Diana smiled. “You were here two months ago with your mother and me.”
“Yeah, well it seems like years,” Willow maintained. “Tyler, did you ever come here with Mommy?”
“No. I’m afraid when I came to visit we didn’t do much sightseeing. Will you do the honors of being our tour guide, Diana?”
“Hmmm? Oh, sure.” Diana had left the Detective Bureau shaken. Although she’d marched in with Nan’s damning evidence against Glen in her hand, seeing his bracelet had made her picture him standing over her and Willow in the bizarre white robe, his face painted white, ready to shoot them to death. Obviously he had no reason to kill Willow. He had thrown pebbles against Willow’s window to wake her up, then thrown more pebbles against Diana’s window. After all, he couldn’t have known the cats would awaken her.
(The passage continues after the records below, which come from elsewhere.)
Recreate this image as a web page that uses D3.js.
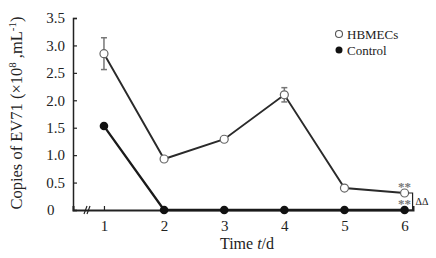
<!DOCTYPE html>
<html>
<head>
<meta charset="utf-8">
<script src="https://cdn.jsdelivr.net/npm/d3@7"></script>
<style>
  body { margin: 0; background: #fff; }
  svg text { font-family: "Liberation Serif", "Times New Roman", serif; fill: #222; }
</style>
</head>
<body>
<div id="chart"></div>
<script>
let w = 436;
let h = 258;

// data
let days = [1, 2, 3, 4, 5, 6];
let hbmecs = [2.85, 0.93, 1.29, 2.10, 0.40, 0.31];
let hbmecsErr = [0.29, 0, 0, 0.13, 0, 0];
let control = [1.53, 0, 0, 0, 0, 0];
let yTicks = [0, 0.5, 1.0, 1.5, 2.0, 2.5, 3.0, 3.5];

let viz = d3.select("#chart")
  .append("svg")
  .attr("width", w)
  .attr("height", h);

let xScale = d3.scaleLinear().domain([0.485, 6.14]).range([73, 413]);
let yScale = d3.scaleLinear().domain([0, 3.5]).range([210, 18]);

// y axis
let yAxis = d3.axisLeft(yScale)
  .tickValues(yTicks)
  .tickSize(-4)
  .tickPadding(8)
  .tickFormat(d => d === 0 ? "0" : d3.format(".1f")(d));
let yg = viz.append("g").attr("transform", "translate(73,0)").call(yAxis);
yg.select(".domain").attr("stroke", "#222").attr("stroke-width", 1.5);
yg.selectAll(".tick line").attr("stroke", "#222").attr("stroke-width", 1.2);
yg.selectAll(".tick text").style("font-size", "15px");
// the "0" sits left-aligned with the other labels
yg.selectAll(".tick text").filter(d => d === 0)
  .attr("text-anchor", "start").attr("x", -26);

// x axis
let xAxis = d3.axisBottom(xScale)
  .tickValues(days)
  .tickSize(-4)
  .tickPadding(10)
  .tickFormat(d3.format("d"));
let xg = viz.append("g").attr("transform", "translate(0,210)").call(xAxis);
xg.select(".domain").attr("stroke", "#222").attr("stroke-width", 2);
xg.selectAll(".tick line").attr("stroke", "#222").attr("stroke-width", 1.2);
xg.selectAll(".tick text").style("font-size", "15px");

// axis break mark
let bx = 88;
viz.append("line").attr("x1", bx - 4).attr("y1", 214).attr("x2", bx - 1).attr("y2", 206)
  .attr("stroke", "#222").attr("stroke-width", 1.2);
viz.append("line").attr("x1", bx - 1).attr("y1", 214).attr("x2", bx + 2).attr("y2", 206)
  .attr("stroke", "#222").attr("stroke-width", 1.2);

let line = d3.line()
  .x((d, i) => xScale(days[i]))
  .y(d => yScale(d));

// control line
viz.append("path").datum(control)
  .attr("d", line)
  .attr("fill", "none")
  .attr("stroke", "#1a1a1a")
  .attr("stroke-width", 2.3);

// hbmecs line
viz.append("path").datum(hbmecs)
  .attr("d", line)
  .attr("fill", "none")
  .attr("stroke", "#2a2a2a")
  .attr("stroke-width", 1.9);

// error bars
let errData = hbmecs.map((v, i) => ({x: days[i], v: v, e: hbmecsErr[i]})).filter(d => d.e > 0);
viz.selectAll(".err").data(errData).enter()
  .append("line").attr("class", "err")
  .attr("x1", d => xScale(d.x)).attr("x2", d => xScale(d.x))
  .attr("y1", d => yScale(d.v - d.e)).attr("y2", d => yScale(d.v + d.e))
  .attr("stroke", "#777").attr("stroke-width", 1.5);
viz.selectAll(".capT").data(errData).enter()
  .append("line").attr("class", "capT")
  .attr("x1", d => xScale(d.x) - 3).attr("x2", d => xScale(d.x) + 3)
  .attr("y1", d => yScale(d.v + d.e)).attr("y2", d => yScale(d.v + d.e))
  .attr("stroke", "#777").attr("stroke-width", 1.5);
viz.selectAll(".capB").data(errData).enter()
  .append("line").attr("class", "capB")
  .attr("x1", d => xScale(d.x) - 3).attr("x2", d => xScale(d.x) + 3)
  .attr("y1", d => yScale(d.v - d.e)).attr("y2", d => yScale(d.v - d.e))
  .attr("stroke", "#777").attr("stroke-width", 1.5);

viz.selectAll(".ctrl").data(control).enter()
  .append("circle").attr("class", "ctrl")
  .attr("cx", (d, i) => xScale(days[i]))
  .attr("cy", d => yScale(d))
  .attr("r", 4.3)
  .attr("fill", "#111");

viz.selectAll(".hb").data(hbmecs).enter()
  .append("circle").attr("class", "hb")
  .attr("cx", (d, i) => xScale(days[i]))
  .attr("cy", d => yScale(d))
  .attr("r", 4)
  .attr("fill", "#fff")
  .attr("stroke", "#666")
  .attr("stroke-width", 1.2);

// significance marks at day 6
let x6 = xScale(6);
viz.append("text").attr("x", x6).attr("y", yScale(hbmecs[5]) - 2)
  .attr("text-anchor", "middle").style("font-size", "13px").style("font-weight", "bold").style("fill", "#777")
  .text("**");
viz.append("text").attr("x", x6).attr("y", yScale(0) - 2)
  .attr("text-anchor", "middle").style("font-size", "13px").style("font-weight", "bold").style("fill", "#777")
  .text("**");
viz.append("path")
  .attr("d", `M${x6 + 4},${yScale(hbmecs[5])} H${x6 + 8} V${yScale(0)} H${x6 + 4}`)
  .attr("fill", "none").attr("stroke", "#222").attr("stroke-width", 1.2);
viz.append("text").attr("x", x6 + 11).attr("y", (yScale(hbmecs[5]) + yScale(0)) / 2 + 4)
  .style("font-size", "10px").text("ΔΔ");

// legend
let legend = [{name: "HBMECs", fill: "#fff"}, {name: "Control", fill: "#111"}];
let lg = viz.selectAll(".lg").data(legend).enter().append("g").attr("class", "lg")
  .attr("transform", (d, i) => `translate(339,${34 + i * 16})`);
lg.append("circle").attr("r", 3.5).attr("fill", d => d.fill)
  .attr("stroke", d => d.fill === "#fff" ? "#555" : "none").attr("stroke-width", 1.1);
lg.append("text").attr("x", 8).attr("y", 4.5).style("font-size", "13px").text(d => d.name);

// axis titles
let xt = viz.append("text").attr("x", 247).attr("y", 249).attr("text-anchor", "middle").style("font-size", "16px");
xt.append("tspan").text("Time ");
xt.append("tspan").style("font-style", "italic").text("t");
xt.append("tspan").text("/d");

let yt = viz.append("text").attr("transform", "translate(22,113) rotate(-90)")
  .attr("text-anchor", "middle").style("font-size", "16.5px");
yt.append("tspan").text("Copies of EV71 (×10");
yt.append("tspan").attr("dy", -6).style("font-size", "11px").text("8");
yt.append("tspan").attr("dy", 6).text(" ,mL");
yt.append("tspan").attr("dy", -6).style("font-size", "11px").text("-1");
yt.append("tspan").attr("dy", 6).text(")");
</script>
</body>
</html>
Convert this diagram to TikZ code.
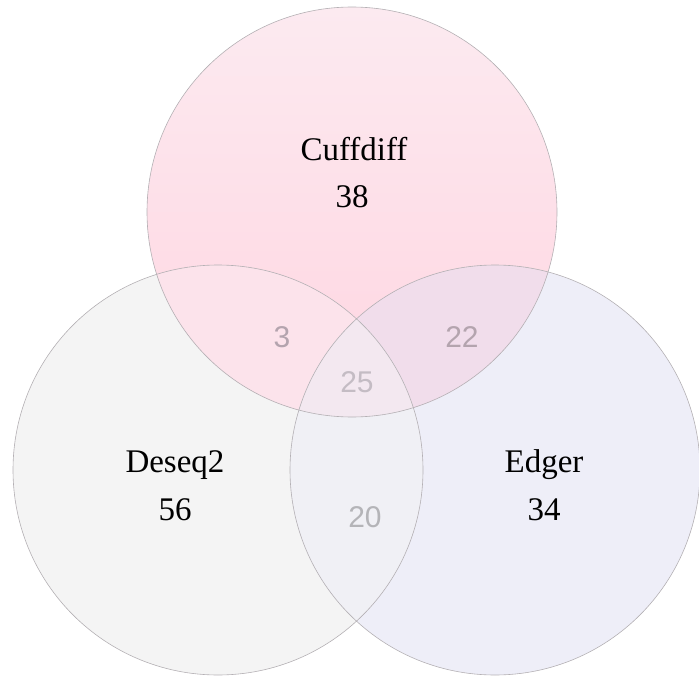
\documentclass[tikz,border=0pt]{standalone}
\usepackage{fontspec}
\setmainfont{Liberation Serif}
\newfontfamily\numfont{Liberation Sans}
\definecolor{leftfill}{HTML}{F4F4F4}
\definecolor{rightfill}{HTML}{EEEEF8}
\definecolor{toptop}{HTML}{FCEAF0}
\definecolor{topbot}{HTML}{FFD5E1}
\definecolor{regA}{HTML}{FCE3EB}
\definecolor{regB}{HTML}{F1DDEB}
\definecolor{regC}{HTML}{F0F0F5}
\definecolor{regD}{HTML}{F3E8F0}
\definecolor{edgegrey}{HTML}{B4B0B4}
\definecolor{numA}{HTML}{B4A4AE}
\definecolor{numB}{HTML}{C4BCC4}
\definecolor{numC}{HTML}{B4B4B8}
\begin{document}
\begin{tikzpicture}[x=1pt,y=-1pt,
  setlabel/.style={font=\fontsize{33}{38}\selectfont, text=black, inner sep=0pt, anchor=base},
  overlap/.style={font=\numfont\fontsize{30}{34}\selectfont, inner sep=0pt, anchor=base},
  rim/.style={draw=edgegrey, line width=0.6pt}]
\useasboundingbox (0,0) rectangle (699,677);
\coordinate (T) at (352,212);
\coordinate (L) at (218,470);
\coordinate (R) at (495,470);
\def\rr{205}
% base fills
\fill[leftfill] (L) circle (\rr);
\fill[rightfill] (R) circle (\rr);
\shade[top color=toptop, bottom color=topbot] (T) circle (\rr);
% pairwise overlaps
\begin{scope}
  \clip (L) circle (\rr);
  \fill[regA] (T) circle (\rr);
\end{scope}
\begin{scope}
  \clip (R) circle (\rr);
  \fill[regB] (T) circle (\rr);
\end{scope}
\begin{scope}
  \clip (L) circle (\rr);
  \fill[regC] (R) circle (\rr);
\end{scope}
\begin{scope}
  \clip (L) circle (\rr);
  \clip (R) circle (\rr);
  \fill[regD] (T) circle (\rr);
\end{scope}
% outlines
\draw[rim] (T) circle (\rr);
\draw[rim] (L) circle (\rr);
\draw[rim] (R) circle (\rr);
% labels
\node[setlabel] (cuff) at (354,160) {Cuffdiff};
\node[setlabel] (cuffn) at (352,207) {38};
\node[setlabel] (deseq) at (175,472) {Deseq2};
\node[setlabel] (deseqn) at (175,520) {56};
\node[setlabel] (edger) at (544,472) {Edger};
\node[setlabel] (edgern) at (544,520) {34};
% overlap counts
\node[overlap, text=numA] (n3) at (282,347) {3};
\node[overlap, text=numA] (n22) at (462,347) {22};
\node[overlap, text=numB] (n25) at (357,392) {25};
\node[overlap, text=numC] (n20) at (365,527) {20};
\end{tikzpicture}
\end{document}
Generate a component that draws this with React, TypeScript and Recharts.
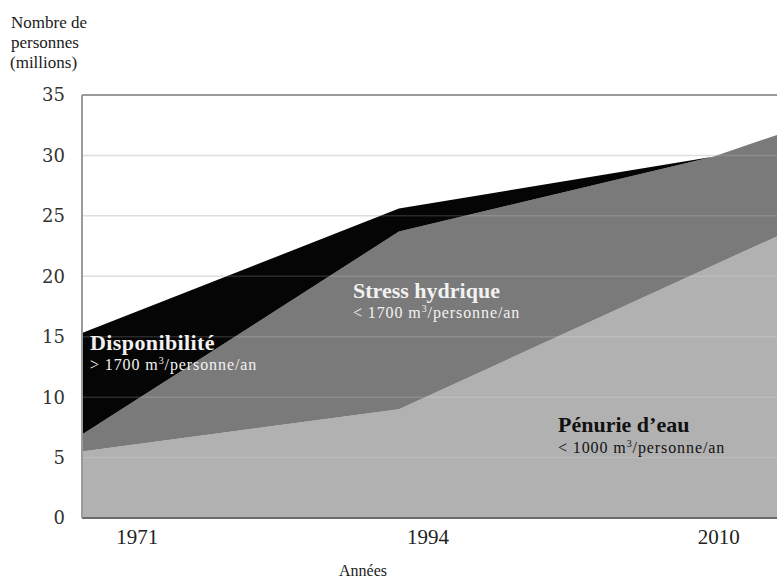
import React from 'react';
import { AreaChart, Area, XAxis, YAxis, CartesianGrid, ReferenceLine } from 'recharts';

// Tick labels on the time axis (one per tick position 0, 1, 2)
const years = ['1971', '1994', '2010'];
// Where the drawn vertices sit along the time axis (tick units)
const periodPos = [-0.19, 0.9, 1.98, 2.2];

// Millions of people in each class (stacked bottom to top)
const penurie = [5.5, 9.0, 20.9, 23.3];
const stress = [1.4, 14.7, 9.0, 8.4];
const disponibilite = [8.4, 1.9, 0, 0];

const yTicks = [0, 5, 10, 15, 20, 25, 30, 35];

const data = periodPos.map((pos, i) => ({
  pos,
  penurie: penurie[i],
  stress: stress[i],
  disponibilite: disponibilite[i],
}));

const serif = '"Liberation Serif", "Times New Roman", serif';

const App: React.FC = () => {
  return (
    <div style={{ position: 'absolute', left: 0, top: 0, width: 777, height: 580, background: '#fff' }}>
      <AreaChart
        width={777}
        height={580}
        data={data}
        margin={{ top: 95, right: 0, bottom: 22, left: 22 }}
      >
        <CartesianGrid vertical={false} stroke="#dadada" strokeWidth={1.5} />
        <XAxis
          type="number"
          dataKey="pos"
          domain={[-0.19, 2.2]}
          ticks={[0, 1, 2]}
          allowDataOverflow
          tickFormatter={(v: number) => years[Math.round(v)] ?? ''}
          height={40}
          tickLine={false}
          tickSize={0}
          tickMargin={11}
          axisLine={{ stroke: '#6a6a6a', strokeWidth: 2 }}
          tick={{ fill: '#222', fontSize: 21, fontFamily: serif }}
        />
        <YAxis
          domain={[0, 35]}
          ticks={yTicks}
          width={60}
          tickLine={false}
          tickSize={0}
          tickMargin={17}
          axisLine={{ stroke: '#9a9a9a', strokeWidth: 2 }}
          tick={{ fill: '#333', fontSize: 18, fontFamily: '"DejaVu Serif", serif' }}
        />
        <Area
          type="linear"
          dataKey="penurie"
          stackId="1"
          stroke="none"
          fill="#b1b1b1"
          fillOpacity={1}
          dot={false}
          activeDot={false}
          isAnimationActive={false}
        />
        <Area
          type="linear"
          dataKey="stress"
          stackId="1"
          stroke="none"
          fill="#7a7a7a"
          fillOpacity={1}
          dot={false}
          activeDot={false}
          isAnimationActive={false}
        />
        <Area
          type="linear"
          dataKey="disponibilite"
          stackId="1"
          stroke="none"
          fill="#050505"
          fillOpacity={1}
          dot={false}
          activeDot={false}
          isAnimationActive={false}
        />
        {yTicks.slice(1, -1).map((t) => (
          <ReferenceLine key={t} y={t} stroke="#ffffff" strokeOpacity={0.15} strokeWidth={1.5} />
        ))}
        <ReferenceLine y={35} stroke="#9a9a9a" strokeWidth={2} />
      </AreaChart>

      {/* titles and in-chart annotations */}
      <svg
        width={777}
        height={580}
        style={{ position: 'absolute', left: 0, top: 0, pointerEvents: 'none' }}
      >
        <g fontFamily={serif} fill="#1a1a1a" fontSize={17}>
          <text x={11} y={28}>Nombre de</text>
          <text x={11} y={48}>personnes</text>
          <text x={10} y={68}>(millions)</text>
        </g>
        <text x={363} y={576} textAnchor="middle" fontFamily={serif} fontSize={16} fill="#222">
          Années
        </text>

        <g fontFamily={serif} fill="#f2f2f2">
          <text x={90} y={350} fontSize={22} fontWeight="bold" letterSpacing={0.4}>Disponibilité</text>
          <text x={90} y={370} fontSize={16} letterSpacing={0.9}>
            {'> 1700 m'}
            <tspan dy={-6} fontSize={10}>3</tspan>
            <tspan dy={6}>/personne/an</tspan>
          </text>
          <text x={353} y={298} fontSize={22} fontWeight="bold">Stress hydrique</text>
          <text x={353} y={318} fontSize={16} letterSpacing={0.9}>
            {'< 1700 m'}
            <tspan dy={-6} fontSize={10}>3</tspan>
            <tspan dy={6}>/personne/an</tspan>
          </text>
        </g>
        <g fontFamily={serif} fill="#111">
          <text x={558} y={432} fontSize={22} fontWeight="bold">Pénurie d’eau</text>
          <text x={558} y={453} fontSize={16} letterSpacing={0.9}>
            {'< 1000 m'}
            <tspan dy={-6} fontSize={10}>3</tspan>
            <tspan dy={6}>/personne/an</tspan>
          </text>
        </g>
      </svg>
    </div>
  );
};

export default App;
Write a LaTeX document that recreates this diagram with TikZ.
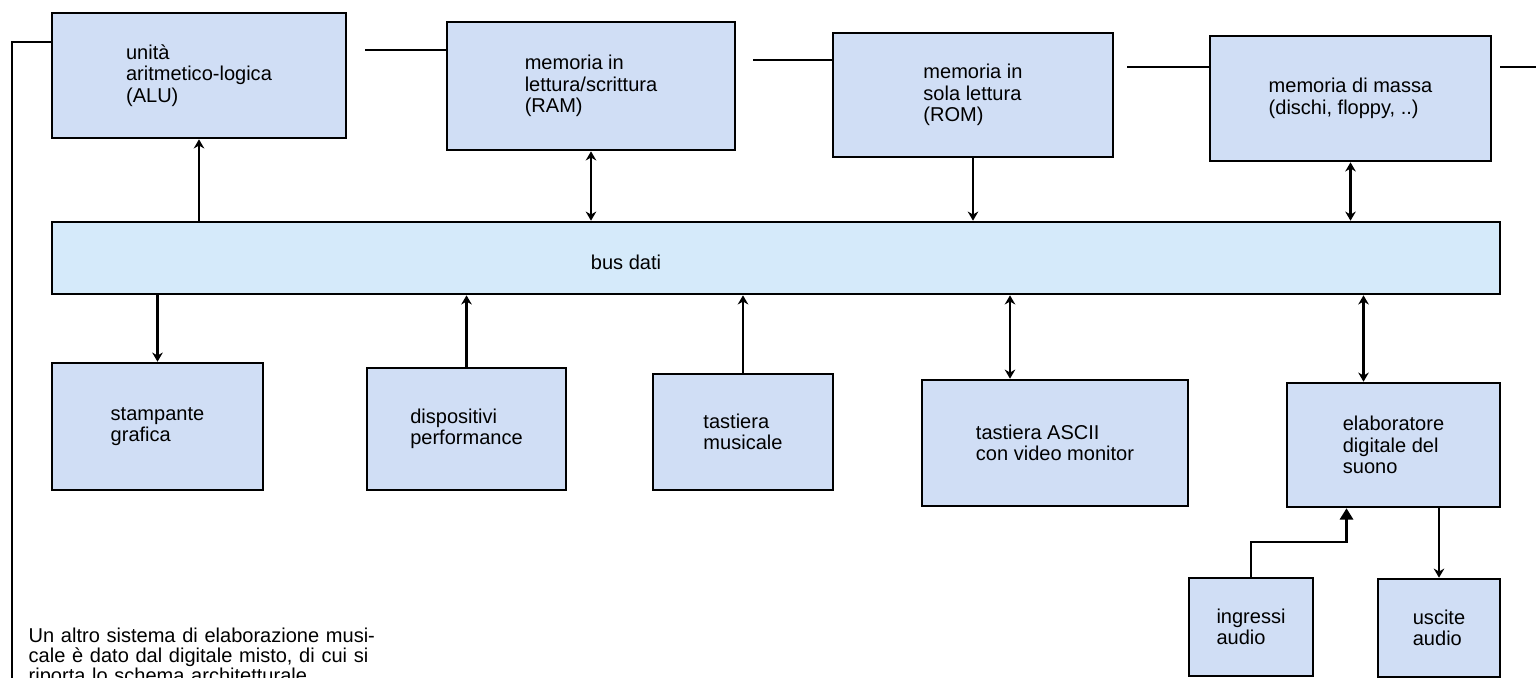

He’d assumed that once awake, she would check on Willow, and finding her missing, come in search of her. Diana had been Glen’s real target either because he thought she’d seen him at Nan’s, or because he didn’t want her telling anybody that he’d been involved in the scheme to get money from Jeffrey Cavanaugh, or maybe both. Willow would have been merely collateral damage.
“Ma’am,” Tyler said loudly, “I’m afraid we’re not getting our money’s worth. You’re very pretty but you’re a lousy tour guide.”